Où en est-on dans la restauration de la cathédrale ?

À moins de deux ans de la réouverture de la cathédrale, les travaux de restauration battent leur plein. Le nettoyage simultané des murs, des décors peints et des voûtes, qui mobilise de nombreux compagnons et artisans d’art, est bien avancé. Les échafaudages du transept sud et d’une partie de la nef – dont les restaurations sont à présent terminées – sont désormais complètement démontés, permettant de découvrir toute la beauté et la richesse des volumes intérieurs restaurés. La phase de maçonnerie est, elle aussi, bien avancée. Les maçons tailleurs de pierre ont, en novembre dernier, refermé la première voûte effondrée, dans le transept nord.

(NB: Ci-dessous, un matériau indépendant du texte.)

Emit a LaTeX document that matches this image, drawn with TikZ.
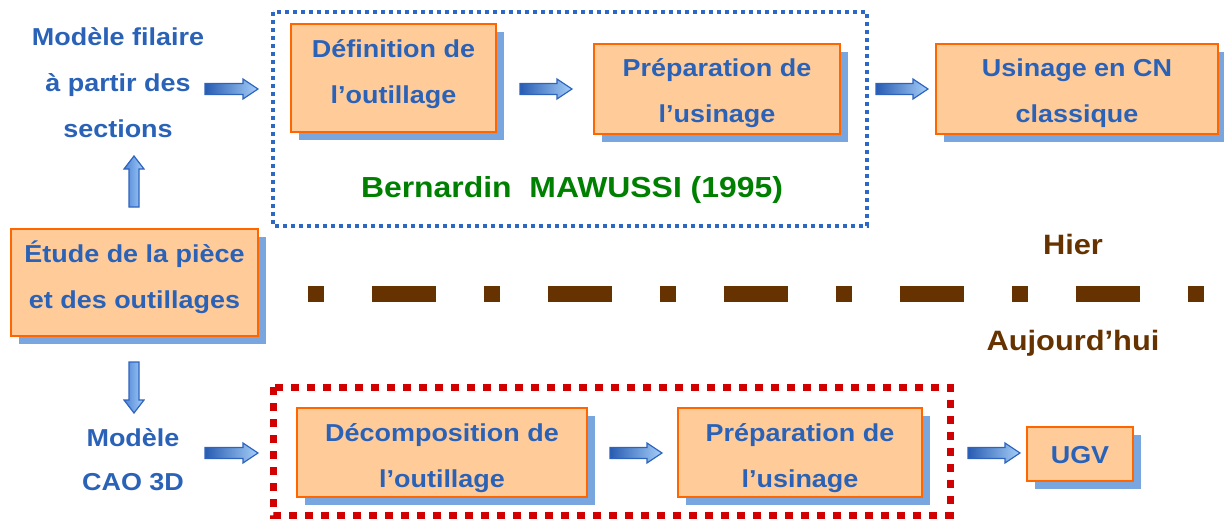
\documentclass[tikz,border=0pt]{standalone}
\usepackage{fontspec}
\newfontfamily\bx[FakeStretch=1.1]{Liberation Sans}
\usetikzlibrary{calc,shadows}
\definecolor{tblue}{RGB}{42,98,184}
\definecolor{tgreen}{RGB}{0,128,0}
\definecolor{tbrown}{RGB}{102,51,0}
\definecolor{boxfill}{RGB}{255,204,153}
\definecolor{boxdraw}{RGB}{255,102,0}
\definecolor{shadowc}{RGB}{122,166,224}
\definecolor{dotblue}{RGB}{44,104,196}
\definecolor{dotred}{RGB}{210,0,0}
\definecolor{adark}{RGB}{40,92,178}
\definecolor{alight}{RGB}{165,206,248}
\definecolor{amid}{RGB}{78,132,214}
\definecolor{aline}{RGB}{46,100,190}
\newcommand{\harr}[2]{%
  \shade[left color=adark, right color=alight, draw=aline, line width=1.2pt, line join=miter]
    ($(#1)+(0,-5.5)$) -- ($(#2)+(-15,-5.5)$) -- ($(#2)+(-15,-10)$) -- (#2)
    -- ($(#2)+(-15,10)$) -- ($(#2)+(-15,5.5)$) -- ($(#1)+(0,5.5)$) -- cycle;}
\newcommand{\varr}[3]{% #3 = +13 for up, -13 for down
  \shade[left color=amid, right color=alight, draw=aline, line width=1.2pt, line join=miter]
    ($(#1)+(-5,0)$) -- ($(#2)+(-5,#3)$) -- ($(#2)+(-10,#3)$) -- (#2)
    -- ($(#2)+(10,#3)$) -- ($(#2)+(5,#3)$) -- ($(#1)+(5,0)$) -- cycle;}
\begin{document}
\begin{tikzpicture}[x=1pt,y=-1pt,
  txt/.style={font=\bx\bfseries\fontsize{24.5}{46}\selectfont, text=tblue, align=center, inner sep=0pt},
  box/.style={draw=boxdraw, fill=boxfill, line width=2.4pt, inner sep=0pt,
    drop shadow={shadow xshift=8pt, shadow yshift=-8pt, fill=shadowc, opacity=1, draw=none}},
  era/.style={font=\bx\bfseries\fontsize{28}{34}\selectfont, text=tbrown, inner sep=0pt}]
\useasboundingbox (0,0) rectangle (1224,519);

% frames
\draw[dotblue, line width=4pt, dash pattern=on 4pt off 4pt] (273,12) rectangle (867,226);
\draw[dotred, line width=7pt, dash pattern=on 8pt off 8pt] (273,387) rectangle (950,515);

% separator
\coordinate (sepA) at (308,294);
\coordinate (sepB) at (1204,294);
\draw[tbrown, line width=16pt, dash pattern=on 16pt off 48pt on 64pt off 48pt] (sepA) -- (sepB);

% boxes
\node[box, minimum width=205, minimum height=108] (def) at (393.5,78) {};
\node[box, minimum width=246, minimum height=90] (prep1) at (717,89) {};
\node[box, minimum width=282, minimum height=90] (usin) at (1077,89) {};
\node[box, minimum width=247, minimum height=107] (etude) at (134.5,282.5) {};
\node[box, minimum width=290, minimum height=89] (dec) at (442,452.5) {};
\node[box, minimum width=244, minimum height=89] (prep2) at (800,452.5) {};
\node[box, minimum width=106, minimum height=54] (ugv) at (1080,454) {};

% texts
\node[txt] (filT) at (118,83) {Modèle filaire\\à partir des\\sections};
\node[txt] (defT) at (393.5,74) {Définition de\\l’outillage};
\node[txt] (prep1T) at (717,93) {Préparation de\\l’usinage};
\node[txt] (usinT) at (1077,93) {Usinage en CN\\classique};
\node[txt] (etudeT) at (134.5,277) {Étude de la pièce\\et des outillages};
\node[txt, font=\bx\bfseries\fontsize{24.5}{44}\selectfont] (caoT) at (133,460) {Modèle\\CAO 3D};
\node[txt] (decT) at (442,458) {Décomposition de\\l’outillage};
\node[txt] (prep2T) at (800,458) {Préparation de\\l’usinage};
\node[txt] (ugvT) at (1080,455) {UGV};
\node[font=\bx\bfseries\fontsize{29}{34}\selectfont, text=tgreen, inner sep=0pt] (bern) at (572,190) {Bernardin\ \ MAWUSSI (1995)};
\node[era] (hier) at (1073,244) {Hier};
\node[era] (auj) at (1073,343) {Aujourd’hui};

% arrow end points
\coordinate (a1s) at (205,89);  \coordinate (a1e) at (258,89);
\coordinate (a2s) at (520,89);  \coordinate (a2e) at (572,89);
\coordinate (a3s) at (876,89);  \coordinate (a3e) at (928,89);
\coordinate (b1s) at (205,453); \coordinate (b1e) at (258,453);
\coordinate (b2s) at (610,453); \coordinate (b2e) at (662,453);
\coordinate (b3s) at (968,453); \coordinate (b3e) at (1020,453);
\coordinate (us) at (134,207);  \coordinate (ue) at (134,156);
\coordinate (ds) at (134,362);  \coordinate (de) at (134,413);

\harr{a1s}{a1e}
\harr{a2s}{a2e}
\harr{a3s}{a3e}
\harr{b1s}{b1e}
\harr{b2s}{b2e}
\harr{b3s}{b3e}
\varr{us}{ue}{13}
\varr{ds}{de}{-13}
\end{tikzpicture}
\end{document}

En février, nous avons procédé au remontage des arcs diagonaux et de l’oculus de la voûte de la croisée afin de permettre aux travaux de reconstruction de la flèche de se poursuivre par la pose des bois de taille exceptionnelle qui constituent son socle, le tabouret. La reconstruction des voûtes de la nef et du chœur sera, quant à elle, achevée dans quelques mois. Enfin, les travaux de charpente sont en cours en atelier : ils comprennent ceux de la flèche de Viollet-le-Duc, des deux bras du transept, de la nef et du chœur. Du printemps jusqu’à la fin de l’année, on verra s’élever progressivement dans le ciel de Paris la flèche et le grand comble. Ce sera un signe bien visible que l’on se rapproche de la réouverture de la cathédrale.

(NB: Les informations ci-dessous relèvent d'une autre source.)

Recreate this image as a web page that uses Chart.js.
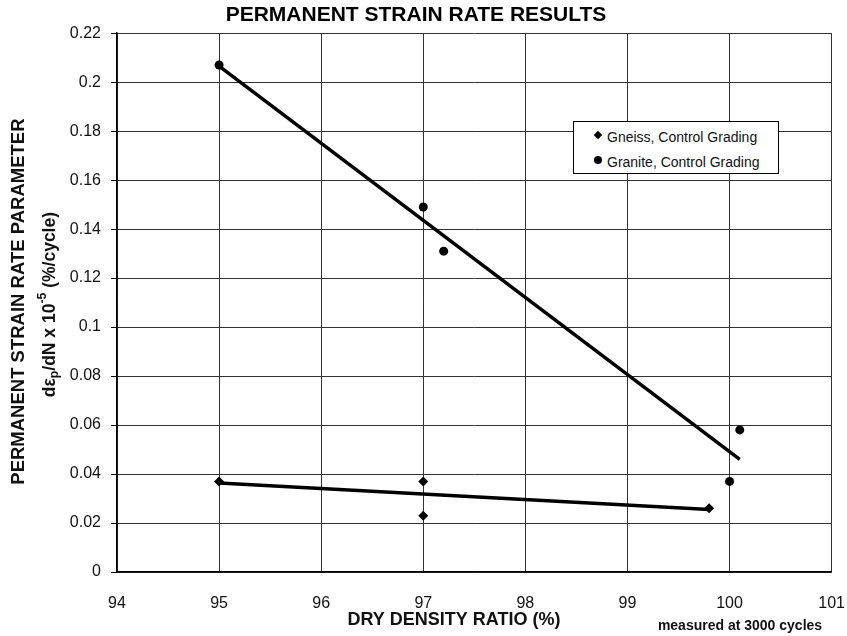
<!DOCTYPE html>
<html>
<head>
<meta charset="utf-8">
<title>Permanent strain rate results</title>
<script src="https://cdn.jsdelivr.net/npm/chart.js@4.4.1/dist/chart.umd.min.js"></script>
<style>
  html, body { margin: 0; padding: 0; background: #fff; }
  #wrap { position: relative; width: 847px; height: 636px; overflow: hidden; }
  #chart { position: absolute; left: 0; top: 0; }
  .legend {
    position: absolute; left: 573px; top: 121px; width: 204px; height: 51px;
    border: 1px solid #000; background: #fff;
    font: 14px 'Liberation Sans', Arial, sans-serif; color: #111;
  }
  .legend .txt { position: absolute; left: 33px; height: 20px; line-height: 20px; white-space: nowrap; }
  .legend .mk { position: absolute; background: #000; }
  .legend .diamond { left: 21px; top: 10px; width: 6px; height: 6px; transform: rotate(45deg); }
  .legend .circle { left: 20px; top: 34px; width: 8px; height: 8px; border-radius: 50%; }
</style>
</head>
<body>
<div id="wrap">
  <canvas id="chart" width="847" height="636"></canvas>
  <div class="legend">
    <div class="mk diamond"></div>
    <div class="txt" style="top:5px">Gneiss, Control Grading</div>
    <div class="mk circle"></div>
    <div class="txt" style="top:30px">Granite, Control Grading</div>
  </div>
</div>
<script>
'use strict';

// ─── DATA ────────────────────────────────────────────────────

const X_TICKS = [94, 95, 96, 97, 98, 99, 100, 101];
const Y_TICKS = [0, 0.02, 0.04, 0.06, 0.08, 0.1, 0.12, 0.14, 0.16, 0.18, 0.2, 0.22];

const gneissDensity = [95, 97, 97, 99.8];
const gneissRate    = [0.037, 0.037, 0.023, 0.026];

const graniteDensity = [95, 97, 97.2, 100, 100.1];
const graniteRate    = [0.207, 0.149, 0.131, 0.037, 0.058];

// trend lines as drawn in the figure (end points)
const gneissFitDensity  = [95, 99.8];
const gneissFitRate     = [0.0363, 0.0255];
const graniteFitDensity = [95, 100.1];
const graniteFitRate    = [0.2065, 0.046];

const TITLE   = 'PERMANENT STRAIN RATE RESULTS';
const X_TITLE = 'DRY DENSITY RATIO (%)';
const Y_TITLE = 'PERMANENT STRAIN RATE PARAMETER';
const NOTE    = 'measured at 3000 cycles';

const FONT = "'Liberation Sans', Arial, sans-serif";
const INK  = '#111';

const toPoints = (xs, ys) => xs.map((x, i) => ({ x, y: ys[i] }));

// ─── AXIS TEXT (sub/superscripts need manual drawing) ────────

const axisText = {
  id: 'axisText',
  afterDraw(chart) {
    const ctx = chart.ctx;
    const area = chart.chartArea;
    ctx.save();
    ctx.fillStyle = INK;
    ctx.textBaseline = 'middle';
    ctx.textAlign = 'center';

    ctx.font = `bold 18px ${FONT}`;
    ctx.fillText(X_TITLE, area.left + 337, 620);

    ctx.font = `bold 14px ${FONT}`;
    ctx.fillText(NOTE, 740, 626);

    // y title, line 1
    const midY = (area.top + area.bottom) / 2;
    ctx.save();
    ctx.translate(19, midY - 1);
    ctx.rotate(-Math.PI / 2);
    ctx.font = `bold 18.5px ${FONT}`;
    ctx.fillText(Y_TITLE, 0, 0);
    ctx.restore();

    // y title, line 2: dεp/dN x 10^-5 (%/cycle)
    const base = 17.5;
    const parts = [
      { t: 'd\u03B5', s: 1, dy: 0 },
      { t: 'p', s: 0.7, dy: 5 },
      { t: '/dN x 10', s: 1, dy: 0 },
      { t: '-5', s: 0.7, dy: -7 },
      { t: ' (%/cycle)', s: 1, dy: 0 },
    ];
    ctx.save();
    ctx.translate(50, midY + 2);
    ctx.rotate(-Math.PI / 2);
    ctx.textAlign = 'left';
    let total = 0;
    parts.forEach(p => {
      ctx.font = `bold ${base * p.s}px ${FONT}`;
      p.w = ctx.measureText(p.t).width;
      total += p.w;
    });
    let x = -total / 2;
    parts.forEach(p => {
      ctx.font = `bold ${base * p.s}px ${FONT}`;
      ctx.fillText(p.t, x, p.dy);
      x += p.w;
    });
    ctx.restore();

    ctx.restore();
  }
};

// ─── CHART ───────────────────────────────────────────────────

new Chart(document.getElementById('chart'), {
  type: 'scatter',
  data: {
    datasets: [
      {
        label: 'Gneiss, Control Grading',
        data: toPoints(gneissDensity, gneissRate),
        pointStyle: 'rectRot',
        pointRadius: 5,
        backgroundColor: '#000',
        borderColor: '#000',
        borderWidth: 0,
        order: 0
      },
      {
        label: 'Granite, Control Grading',
        data: toPoints(graniteDensity, graniteRate),
        pointStyle: 'circle',
        pointRadius: 4.5,
        backgroundColor: '#000',
        borderColor: '#000',
        borderWidth: 0,
        order: 0
      },
      {
        label: 'Gneiss trend',
        data: toPoints(gneissFitDensity, gneissFitRate),
        showLine: true,
        pointRadius: 0,
        borderColor: '#000',
        borderWidth: 3.5,
        order: 1
      },
      {
        label: 'Granite trend',
        data: toPoints(graniteFitDensity, graniteFitRate),
        showLine: true,
        pointRadius: 0,
        borderColor: '#000',
        borderWidth: 3.5,
        order: 1
      }
    ]
  },
  options: {
    responsive: false,
    animation: false,
    devicePixelRatio: 1,
    layout: { padding: { left: 0, right: 15, top: 0, bottom: 0 } },
    plugins: {
      legend: { display: false },
      tooltip: { enabled: false },
      title: {
        display: true,
        text: TITLE,
        color: '#000',
        font: { family: FONT, size: 21, weight: 'bold', lineHeight: 1.15 },
        padding: { top: 3, bottom: 6 }
      }
    },
    scales: {
      x: {
        type: 'linear',
        min: 94,
        max: 101,
        afterFit: s => { s.height = 64; },
        afterBuildTicks: s => { s.ticks = X_TICKS.map(v => ({ value: v })); },
        // invisible tick marks push the labels down without widening the side padding
        grid: { color: '#333', lineWidth: 1, drawTicks: true, tickLength: 20, tickColor: 'rgba(0,0,0,0)' },
        border: { color: '#000', width: 1.5 },
        ticks: {
          color: INK,
          padding: 2,
          maxRotation: 0,
          font: { family: FONT, size: 16 },
          callback: v => String(v)
        }
      },
      y: {
        type: 'linear',
        min: 0,
        max: 0.22,
        afterFit: s => { s.width = 117; },
        afterBuildTicks: s => { s.ticks = Y_TICKS.map(v => ({ value: v })); },
        grid: { color: '#333', lineWidth: 1, tickLength: 6, tickColor: '#000' },
        border: { color: '#000', width: 1.5 },
        ticks: {
          color: INK,
          padding: 10,
          font: { family: FONT, size: 16 },
          callback: v => String(+Number(v).toFixed(2))
        }
      }
    }
  },
  plugins: [axisText]
});
</script>
</body>
</html>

Cette flèche, c’est le défi majeur de la reconstruction ?

C’est un de nos grands défis, de même que l’objectif d’une réouverture en cinq ans, fixé par le président de la République. Ces délais sont exigeants, mais réalistes, et nous avons la chance, en France, de disposer des savoir-faire. Nous sommes donc confiants en notre capacité collective de reconstruire cette flèche.

Combien de corps de métiers a-t-il fallu mobiliser ?

Une centaine d’entreprises et d’ateliers d’art a été sélectionnée sur appels d’offres, et une centaine de lots de travaux a été attribuée. Cinq cents compagnons, artisans d’art et encadrants travaillent quotidiennement dans la cathédrale, et autant partout en France, en ateliers. Chaque jour, nous sommes près d’un millier à l’œuvre pour relever cette cathédrale.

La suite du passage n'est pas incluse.